June 02, 2003
You'll Have To Pry This Can Out Of My Cold, Dead Hand

Emily Jones (Give War a Chance) blogs about a California state senate bill to forbid public schools to serve soft drinks to students. I'm not sure she's entirely right in asking "Where do they get off telling kids they can't have soda?" Grade-schoolers are hardly old enough to decide these things for themselves, and parents aren't in a position to enforce their own rules from a distance. Still, I agree that it's hardly a state issue.
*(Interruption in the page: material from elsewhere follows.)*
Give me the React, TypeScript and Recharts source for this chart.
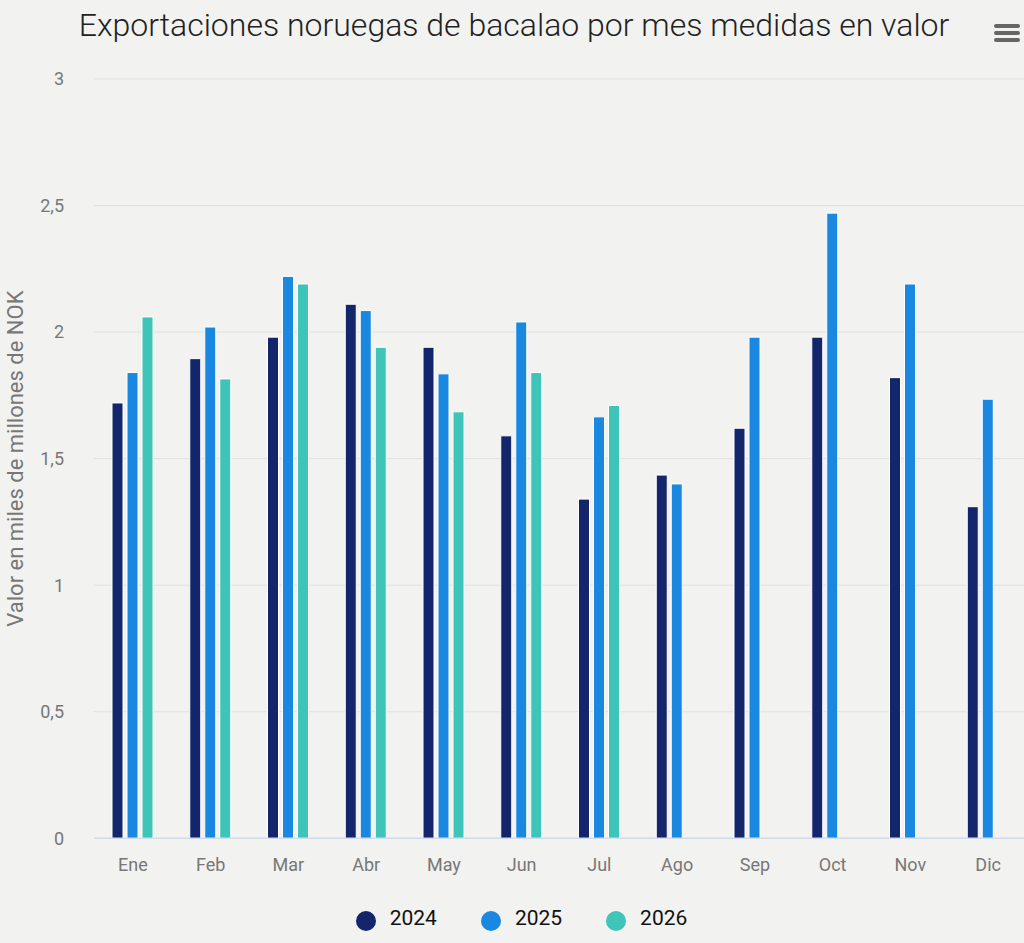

This is just one more area where private schools have the advantage. They can decide this on a school-by-school basis, and parents who care enough about it one way or the other can always send their kids to another school. In the last two years, I've either taught at or visited a dozen private schools in the northeast. All but one or two have a no-soda policy in the school cafeteria. (Most do not allow the students to leave campus for lunch.) The drink dispensers offer only water, milk, lemonade, and various juices and Koolaid-type drinks. I believe one school sold canned sodas, but only the sugar-free varieties. I assume most parents like it that way. Caffeine doesn't seem to be the problem, since I've never noticed any attempt to keep students -- even grade-schoolers -- away from the coffeepots and tea paraphernalia. Two schools seem to have come up with the same compromise independently: there's a vending machine full of Coke and other depraved delights, but you have to walk way across campus to find it hidden behind the gym. I generally brought a can of Classic Coke from home, and no one objected.

Posted by Dr. Weevil at June 02, 2003 12:16 AM
Comments

There's been considerable comment on this in my local (SF) press, and yet no one has mentioned the obvious solution: keep the vending machines, but require that they contain diet sodas only.

Posted by: Michelle Dulak on June 2, 2003 02:51 AM

Why does everyone automatically assume that sugar soft drinks are bad for kids? The "lemonade" they sell is undoubtedly just as full of sugar as the Coke. It's actually a pathetic excuse for an anti-globalization, anti-good taste, neo-Puritan campaign. If it feels like it's hurting the Earth, it must be bad for kids. And if they like it, well, that's obviously taboo. Coke and Pepsi have spent billions finding out exactly what people like to drink. Then the neo-Puritans make sure they can't have it.

Posted by: Robert Speirs on June 2, 2003 08:59 AM

Not to mention the jury's still out on whether or not things like asparatame is better for kids than sugar. Personally, I'd rather my kids have a caffiene-free coke, than a diet one.

Posted by: amy on June 3, 2003 02:55 PM

Ah yes, the foodists. Still saying salt is always bad. That refined sugar is always bad (what, I should by sugar cane for my coffee?) That eggs are always bad.

And don't try to fool them - *'No Matter What the Data Say'* shows the attitude.

And Mass. public schools ban peanuts. No PB&J sandwiches, Snickers bars cause for expulsion...

Posted by: John Anderson on June 3, 2003 06:33 PM

Some good reasons for keeping soft drinks out of schools -- particular the lower grades:

1. Take a look at the latest figures on childhood obesity. Then think of the lower calorie requirements of young children, think of what your kids drink at home when you're around and then remember how many hours a day they're out of your personal care.

2. School districts across America are getting "hooked" on the money they receive from vending machines and fast food companies. The only way to insure that we'll never hear "our school district just CAN'T AFFORD to rid of junk food" is to keep these companies out of the schools.

Posted by: jerseycityjoan on June 4, 2003 10:29 AM

John Anderson: Peanut allergy does actually kill people. Often. Anaphylactic shock is not fun.

Amy: I know that there are concerns about aspartame, but they compare at all with what we most certainly know about sugars? I wonder.

And if you can manage to get through a day w/o caffeine, I'm envious.